Below this line are records; write out exactly the lines from the one containing "Recreate this image" through the one containing "0.317, 0.339, 0.365, 0.372, 0.377, 0.381, 0.388, 0.414, 0.414]", with the pictures left out.

# START OF Listed records

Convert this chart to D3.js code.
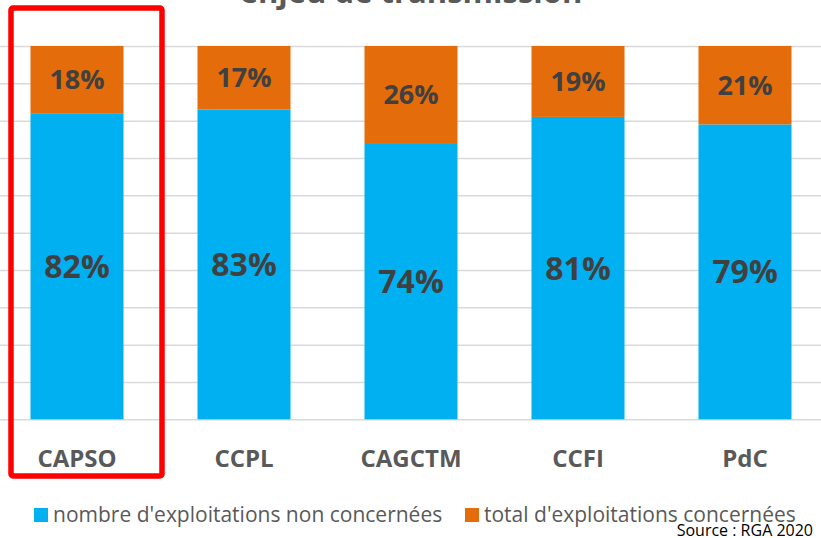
<!DOCTYPE html>
<html>
<head>
<meta charset="utf-8">
<script src="https://cdn.jsdelivr.net/npm/d3@7"></script>
<style>
  html, body { margin: 0; padding: 0; background: #fff; }
  svg { display: block; font-family: "Open Sans", "Noto Sans", sans-serif; }
</style>
</head>
<body>
<svg id="chart" width="821" height="538"></svg>
<script>
// Territories and share of farms (percent) by transmission status
const categories = ["CAPSO", "CCPL", "CAGCTM", "CCFI", "PdC"];
const nonConcernees = [82, 83, 74, 81, 79];
const concernees = [18, 17, 26, 19, 21];
const seriesNames = ["nombre d'exploitations non concernées", "total d'exploitations concernées"];
const yTicks = [0, 10, 20, 30, 40, 50, 60, 70, 80, 90, 100];

const colors = ["#00b0f0", "#e46c0a"];
const W = 821, H = 538;
const svg = d3.select("#chart");

const x = d3.scaleBand().domain(categories).range([-6.5, 828.5])
  .paddingInner(0.443).paddingOuter(0.2215);
const y = d3.scaleLinear().domain([0, 100]).range([419.3, 46]);

// Title (top clipped by the frame)
svg.append("text")
  .attr("x", 411).attr("y", 3)
  .attr("text-anchor", "middle")
  .attr("font-size", 31).attr("font-weight", 700)
  .attr("fill", "#595959")
  .text("enjeu de transmission");

// Gridlines
svg.append("g")
  .attr("class", "grid")
  .call(d3.axisLeft(y).tickValues(yTicks).tickSize(-W).tickFormat(""))
  .call(g => g.select(".domain").remove())
  .call(g => g.selectAll("line").attr("stroke", "#d9d9d9").attr("stroke-width", 1.5));

// Stack the two series
const rows = categories.map((c, i) => ({ cat: c, a: nonConcernees[i], b: concernees[i] }));
const stack = d3.stack().keys(["a", "b"])(rows);

const layers = svg.append("g").selectAll("g")
  .data(stack).join("g")
  .attr("fill", (d, i) => colors[i]);

layers.selectAll("rect")
  .data(d => d).join("rect")
  .attr("x", d => x(d.data.cat))
  .attr("width", x.bandwidth())
  .attr("y", d => y(d[1]))
  .attr("height", d => y(d[0]) - y(d[1]));

// Value labels inside segments
layers.each(function (layer, li) {
  d3.select(this).selectAll("text")
    .data(layer).join("text")
    .attr("x", d => x(d.data.cat) + x.bandwidth() / 2)
    .attr("y", d => (y(d[0]) + y(d[1])) / 2)
    .attr("dy", "0.36em")
    .attr("text-anchor", "middle")
    .attr("font-weight", 700)
    .attr("font-size", li === 0 ? 32 : 27)
    .attr("fill", "#404040")
    .text(d => (d[1] - d[0]) + "%");
});

// Category axis labels
svg.append("g")
  .attr("transform", "translate(0,419.3)")
  .call(d3.axisBottom(x).tickSize(0).tickPadding(0))
  .call(g => g.select(".domain").remove())
  .call(g => g.selectAll("text")
    .attr("y", 39).attr("dy", "0.36em")
    .attr("font-family", "Open Sans, sans-serif")
    .attr("font-size", 24).attr("font-weight", 700)
    .attr("fill", "#595959"));

// Highlight frame around the first territory
svg.append("rect")
  .attr("x", 11).attr("y", 8)
  .attr("width", 151).attr("height", 468)
  .attr("rx", 2)
  .attr("fill", "none")
  .attr("stroke", "#ff0000")
  .attr("stroke-width", 5.5);

// Legend
const legendItems = [
  { label: seriesNames[0], color: colors[0], x: 34 },
  { label: seriesNames[1], color: colors[1], x: 465 }
];
const lg = svg.append("g").selectAll("g").data(legendItems).join("g")
  .attr("transform", d => `translate(${d.x},508)`);
lg.append("rect").attr("width", 14).attr("height", 14).attr("fill", d => d.color);
lg.append("text")
  .attr("x", 19).attr("y", 6).attr("dy", "0.36em")
  .attr("font-size", 21).attr("fill", "#595959")
  .text(d => d.label);

// Source note
svg.append("text")
  .attr("x", 813).attr("y", 530).attr("dy", "0.36em")
  .attr("text-anchor", "end")
  .attr("font-size", 16).attr("fill", "#000")
  .text("Source : RGA 2020");
</script>
</body>
</html>
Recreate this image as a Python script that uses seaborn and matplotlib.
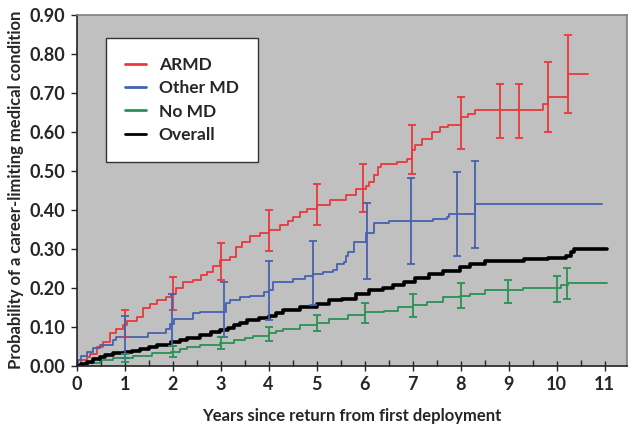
import numpy as np
import pandas as pd
import matplotlib.pyplot as plt
import seaborn as sns
from matplotlib.ticker import MultipleLocator, FormatStrFormatter

sns.set_theme(style="ticks")
plt.rcParams['font.family'] = ['Lato', 'DejaVu Sans']
plt.rcParams['font.weight'] = 'bold'

# Kaplan-Meier style cumulative probability curves
armd_t = [0, 0.10, 0.21, 0.28, 0.42, 0.56, 0.69, 0.83, 0.97, 1.04, 1.25, 1.39, 1.52, 1.67, 1.87,
          1.97, 2.08, 2.22, 2.43, 2.60, 2.71, 2.85, 2.99, 3.20, 3.33, 3.45, 3.61, 3.82, 4.01, 4.24,
          4.40, 4.51, 4.65, 4.79, 5.00, 5.28, 5.62, 5.83, 6.02, 6.10, 6.20, 6.28, 6.35, 6.67, 6.88,
          6.98, 7.05, 7.20, 7.40, 7.57, 7.74, 8.01, 8.15, 8.30, 9.72, 9.83, 10.24, 10.66]
armd_p = [0, 0.015, 0.023, 0.030, 0.049, 0.061, 0.083, 0.095, 0.104, 0.115, 0.125, 0.147, 0.158, 0.168, 0.176,
          0.183, 0.198, 0.215, 0.221, 0.232, 0.240, 0.255, 0.270, 0.279, 0.305, 0.318, 0.333, 0.340, 0.347, 0.360,
          0.372, 0.380, 0.394, 0.402, 0.411, 0.424, 0.437, 0.452, 0.460, 0.470, 0.490, 0.510, 0.518, 0.522, 0.531,
          0.552, 0.565, 0.580, 0.599, 0.612, 0.616, 0.637, 0.645, 0.655, 0.672, 0.689, 0.749, 0.749]

other_t = [0, 0.03, 0.10, 0.21, 0.35, 0.49, 0.76, 0.83, 1.48, 1.87, 1.95, 2.03, 2.43, 2.57, 3.12,
           3.20, 3.41, 3.62, 3.90, 4.00, 4.10, 4.51, 4.75, 4.93, 5.14, 5.35, 5.42, 5.56, 5.62, 5.66,
           5.77, 6.02, 6.20, 6.51, 7.43, 7.71, 7.75, 8.30, 10.94]
other_p = [0, 0.015, 0.025, 0.036, 0.045, 0.053, 0.066, 0.074, 0.083, 0.095, 0.107, 0.121, 0.134, 0.138, 0.160,
           0.168, 0.176, 0.180, 0.190, 0.194, 0.215, 0.223, 0.230, 0.236, 0.241, 0.245, 0.262, 0.266, 0.280, 0.291,
           0.317, 0.339, 0.365, 0.372, 0.377, 0.381, 0.388, 0.414, 0.414]

nomd_t = [0, 0.21, 0.49, 0.76, 1.17, 1.58, 1.97, 2.15, 2.29, 2.57, 2.99, 3.27, 3.50, 3.68, 4.00,
          4.15, 4.30, 4.65, 5.00, 5.25, 5.66, 6.00, 6.41, 6.69, 7.00, 7.30, 7.64, 7.99, 8.19, 8.50,
          9.30, 10.10, 10.24, 11.04]
nomd_p = [0, 0.006, 0.015, 0.019, 0.026, 0.032, 0.036, 0.043, 0.049, 0.053, 0.059, 0.066, 0.071, 0.076, 0.083,
          0.090, 0.095, 0.104, 0.110, 0.121, 0.130, 0.138, 0.140, 0.151, 0.155, 0.164, 0.175, 0.178, 0.184, 0.194,
          0.198, 0.207, 0.211, 0.211]

overall_t = [0, 0.10, 0.21, 0.35, 0.49, 0.60, 0.76, 1.00, 1.15, 1.31, 1.50, 1.67, 1.97, 2.15, 2.29,
             2.57, 2.80, 2.99, 3.15, 3.27, 3.40, 3.55, 3.80, 4.00, 4.15, 4.30, 4.65, 5.00, 5.25, 5.53,
             5.82, 6.10, 6.39, 6.60, 6.81, 7.05, 7.35, 7.64, 7.98, 8.19, 8.50, 9.33, 9.81, 10.19, 10.29,
             10.36, 11.04]
overall_p = [0, 0.005, 0.010, 0.017, 0.023, 0.027, 0.032, 0.036, 0.038, 0.042, 0.047, 0.053, 0.061, 0.065, 0.070,
             0.078, 0.086, 0.091, 0.097, 0.104, 0.110, 0.117, 0.122, 0.127, 0.135, 0.142, 0.150, 0.158, 0.168, 0.172,
             0.185, 0.194, 0.200, 0.208, 0.215, 0.224, 0.235, 0.243, 0.253, 0.262, 0.268, 0.273, 0.277, 0.281, 0.292,
             0.300, 0.300]

# 95% confidence intervals
armd_ci_t = [1, 2, 3, 4, 5, 5.97, 6.98, 8.01, 8.82, 9.21, 9.83, 10.24]
armd_ci_lo = [0.074, 0.143, 0.219, 0.295, 0.360, 0.393, 0.491, 0.556, 0.584, 0.584, 0.599, 0.648]
armd_ci_hi = [0.143, 0.228, 0.315, 0.400, 0.467, 0.518, 0.618, 0.690, 0.723, 0.723, 0.778, 0.848]

other_ci_t = [1, 1.98, 3.08, 4, 4.93, 6.04, 6.97, 7.92, 8.30]
other_ci_lo = [0.020, 0.050, 0.074, 0.117, 0.155, 0.222, 0.262, 0.281, 0.303]
other_ci_hi = [0.127, 0.185, 0.215, 0.268, 0.320, 0.417, 0.482, 0.496, 0.525]

nomd_ci_t = [1, 2, 3, 4, 5, 6, 7, 8, 8.99, 10.0, 10.21]
nomd_ci_lo = [0.009, 0.023, 0.044, 0.064, 0.089, 0.109, 0.125, 0.147, 0.160, 0.164, 0.172]
nomd_ci_hi = [0.030, 0.051, 0.074, 0.100, 0.130, 0.161, 0.185, 0.213, 0.221, 0.230, 0.251]

red, blue, green = '#e8383d', '#4462b0', '#2a9155'
txt_col = '#262626'

fig = plt.figure(figsize=(6.28, 4.25), dpi=100)
ax = fig.add_axes([0.122, 0.1395, 0.876, 0.826])
ax.set_facecolor('#c0c0c0')

curves = [
    ('ARMD', armd_t, armd_p, red, 1.3),
    ('Other MD', other_t, other_p, blue, 1.3),
    ('No MD', nomd_t, nomd_p, green, 1.3),
    ('Overall', overall_t, overall_p, 'black', 2.6),
]
for name, t, p, col, lw in curves:
    sns.lineplot(x=t, y=p, ax=ax, color=col, linewidth=lw, drawstyle='steps-post',
                 estimator=None, sort=False, label=name)

for t, lo, hi, col in [(armd_ci_t, armd_ci_lo, armd_ci_hi, red),
                       (other_ci_t, other_ci_lo, other_ci_hi, blue),
                       (nomd_ci_t, nomd_ci_lo, nomd_ci_hi, green)]:
    lo = np.array(lo)
    hi = np.array(hi)
    mid = (lo + hi) / 2
    ax.errorbar(t, mid, yerr=[mid - lo, hi - mid], fmt='none', ecolor=col,
                elinewidth=1.3, capsize=3, capthick=1.3)

ax.set_xlim(0, 11.46)
ax.set_ylim(0, 0.9)
ax.xaxis.set_major_locator(MultipleLocator(1))
ax.xaxis.set_minor_locator(MultipleLocator(0.5))
ax.yaxis.set_major_locator(MultipleLocator(0.1))
ax.yaxis.set_major_formatter(FormatStrFormatter('%.2f'))
ax.tick_params(axis='x', which='major', direction='inout', length=7, width=1, labelsize=13, pad=4)
ax.tick_params(axis='x', which='minor', direction='in', length=4, width=1)
ax.tick_params(axis='y', which='major', direction='out', length=4, width=1, labelsize=13, pad=4)
for lab in ax.get_xticklabels() + ax.get_yticklabels():
    lab.set_fontweight('bold')
    lab.set_color(txt_col)

for s in ['left', 'bottom']:
    ax.spines[s].set_color('#222222')
    ax.spines[s].set_linewidth(1.2)
for s in ['top', 'right']:
    ax.spines[s].set_color('#7f7f7f')
    ax.spines[s].set_linewidth(1.2)

ax.set_xlabel('Years since return from first deployment', fontsize=12, fontweight='bold',
              color=txt_col, labelpad=11)
ax.set_ylabel('Probability of a career-limiting medical condition', fontsize=12, fontweight='bold',
              color=txt_col, labelpad=4)

leg = ax.legend(loc='upper left', bbox_to_anchor=(0.053, 0.934), borderaxespad=0,
                fancybox=False, framealpha=1, edgecolor='#333333', handlelength=1.2,
                handletextpad=0.75, labelspacing=0.42, borderpad=1.1,
                prop={'weight': 'bold', 'size': 12.5})
leg.get_frame().set_linewidth(1.0)
for line in leg.get_lines():
    line.set_linewidth(2)
for txt in leg.get_texts():
    txt.set_color(txt_col)

plt.savefig('out.png', dpi=100)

# END OF Listed records

_Result_
Recreate this image as a Python script that uses seaborn and matplotlib.
import numpy as np
import pandas as pd
import matplotlib.pyplot as plt
import seaborn as sns
from matplotlib.ticker import MultipleLocator, FormatStrFormatter

sns.set_theme(style="ticks")
plt.rcParams['font.family'] = ['Lato', 'DejaVu Sans']
plt.rcParams['font.weight'] = 'bold'

# Kaplan-Meier style cumulative probability curves
armd_t = [0, 0.10, 0.21, 0.28, 0.42, 0.56, 0.69, 0.83, 0.97, 1.04, 1.25, 1.39, 1.52, 1.67, 1.87,
          1.97, 2.08, 2.22, 2.43, 2.60, 2.71, 2.85, 2.99, 3.20, 3.33, 3.45, 3.61, 3.82, 4.01, 4.24,
          4.40, 4.51, 4.65, 4.79, 5.00, 5.28, 5.62, 5.83, 6.02, 6.10, 6.20, 6.28, 6.35, 6.67, 6.88,
          6.98, 7.05, 7.20, 7.40, 7.57, 7.74, 8.01, 8.15, 8.30, 9.72, 9.83, 10.24, 10.66]
armd_p = [0, 0.015, 0.023, 0.030, 0.049, 0.061, 0.083, 0.095, 0.104, 0.115, 0.125, 0.147, 0.158, 0.168, 0.176,
          0.183, 0.198, 0.215, 0.221, 0.232, 0.240, 0.255, 0.270, 0.279, 0.305, 0.318, 0.333, 0.340, 0.347, 0.360,
          0.372, 0.380, 0.394, 0.402, 0.411, 0.424, 0.437, 0.452, 0.460, 0.470, 0.490, 0.510, 0.518, 0.522, 0.531,
          0.552, 0.565, 0.580, 0.599, 0.612, 0.616, 0.637, 0.645, 0.655, 0.672, 0.689, 0.749, 0.749]

other_t = [0, 0.03, 0.10, 0.21, 0.35, 0.49, 0.76, 0.83, 1.48, 1.87, 1.95, 2.03, 2.43, 2.57, 3.12,
           3.20, 3.41, 3.62, 3.90, 4.00, 4.10, 4.51, 4.75, 4.93, 5.14, 5.35, 5.42, 5.56, 5.62, 5.66,
           5.77, 6.02, 6.20, 6.51, 7.43, 7.71, 7.75, 8.30, 10.94]
other_p = [0, 0.015, 0.025, 0.036, 0.045, 0.053, 0.066, 0.074, 0.083, 0.095, 0.107, 0.121, 0.134, 0.138, 0.160,
           0.168, 0.176, 0.180, 0.190, 0.194, 0.215, 0.223, 0.230, 0.236, 0.241, 0.245, 0.262, 0.266, 0.280, 0.291,
           0.317, 0.339, 0.365, 0.372, 0.377, 0.381, 0.388, 0.414, 0.414]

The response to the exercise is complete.